For multiple fields:

python python/post_process_default_multi.py {COVARIANCE_DIR} {N_R_BINS} {N_MU_BINS} {N_SUBSAMPLES} {OUTPUT_DIR} [{SHOT_NOISE_RESCALING_1} {SHOT_NOISE_RESCALING_2}]
python python/post_process_legendre_multi.py {COVARIANCE_DIR} {N_R_BINS} {MAX_L} {N_SUBSAMPLES} {OUTPUT_DIR} [{SHOT_NOISE_RESCALING_1} {SHOT_NOISE_RESCALING_2}]

JACKKNIFE mode reconstruction¶

NB: This can only be run if the C++ code was run in JACKKNIFE mode for the 2PCF.
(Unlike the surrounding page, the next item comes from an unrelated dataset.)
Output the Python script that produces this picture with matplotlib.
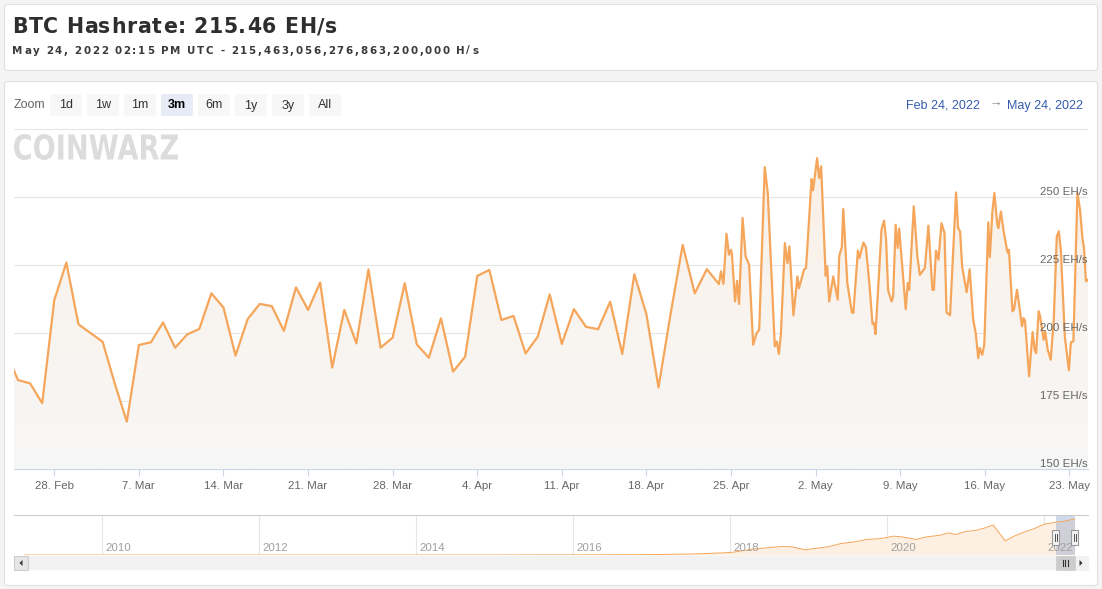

This script differs from the above in that we now compute the shot-noise rescaling parameters by comparing the theoretical jackknife covariance matrix \(\hat{C}^{J}_{ab}(\alpha)\) with that computed from the data itself, using individual unrestricted jackknife estimates \(\hat{\xi}^J_{aA}\). We define the data jackknife covariance matrix as \(C^{\mathrm{data}}_{ab} = \sum_A w_{aA}w_{bA}\left(\hat\xi^J_{aA} - \bar{\xi}_a\right)\left(\hat\xi^J_{bA}-\bar\xi_b\right) / \left(1-\sum_B w_{aB} w_{bB}\right)\), where \(\bar\xi_a\) is the mean correlation function in bin \(a\). We compute \(\alpha\) via minimizing the likelihood function \(-\log\mathcal{L}_1(\alpha) = \mathrm{trace}(\Psi^J(\alpha)C^\mathrm{data}) - \log\mathrm{det}\Psi^J(\alpha)+\mathrm{const}.\) using the (bias-corrected) precision matrix \(\Psi^J(\alpha)\). When run for multiple input fields, the (11,11) and (22,22) covariance matrices are used to constrain \(\alpha_1\) and \(\alpha_2\) respectively.

Usage

For a single field:

python python/post-process_jackknife.py {XI_JACKKNIFE_FILE} {WEIGHTS_DIR} {COVARIANCE_DIR} {N_MU_BINS} {N_SUBSAMPLES} {OUTPUT_DIR}

For multiple fields:

python python/post_process_jackknife_multi.py {XI_JACKKNIFE_FILE_11} {XI_JACKKNIFE_FILE_12} {XI_JACKKNIFE_FILE_22} {WEIGHTS_DIR} {COVARIANCE_DIR} {N_MU_BINS} {N_SUBSAMPLES} {OUTPUT_DIR}

Additional Jackknife Input Parameters

{XI_JACKKNIFE_FILE}, {XI_JACKKNIFE_FILE_11}, {XI_JACKKNIFE_FILE_12}, {XI_JACKKNIFE_FILE_22}: Input ASCII file containing the correlation function estimates \(\xi^J_A(r,\mu)\) for each jackknife region, as created by the Jackknife Matrix Correlation Functions (for the JACKKNIFE mode only) script. This has the format specified in File Inputs.
{WEIGHTS_DIR}: Directory containing the jackknife weights and pair counts, as created by the Computing Jackknife Weights script. This must contain jackknife_weights_n{N}_m{M}_j{J}_{INDEX}.dat and binned_pair_counts_n{N}_m{M}_j{J}_{INDEX}.dat using the relevant covariance matrix binning scheme.

Output

The output .npz file contains the following additional columns;

jackknife_theory_covariance (np.ndarray): Theoretical jackknife covariance matrix estimate \(\hat{C}^J_{ab}(\alpha^*)\).
jackknife_data_covariance (np.ndarray): Data-derived jackknife covariance matrix \(\hat{C}^{J,\mathrm{data}}_{ab}\), computed from the individual unrestricted jackknife correlation function estimates.
jackknife_theory_precision (np.ndarray): Associated precision matrix to the theoretical jackknife covariance matrix estimate, \(\Psi_{ab}^J(\alpha^*)\).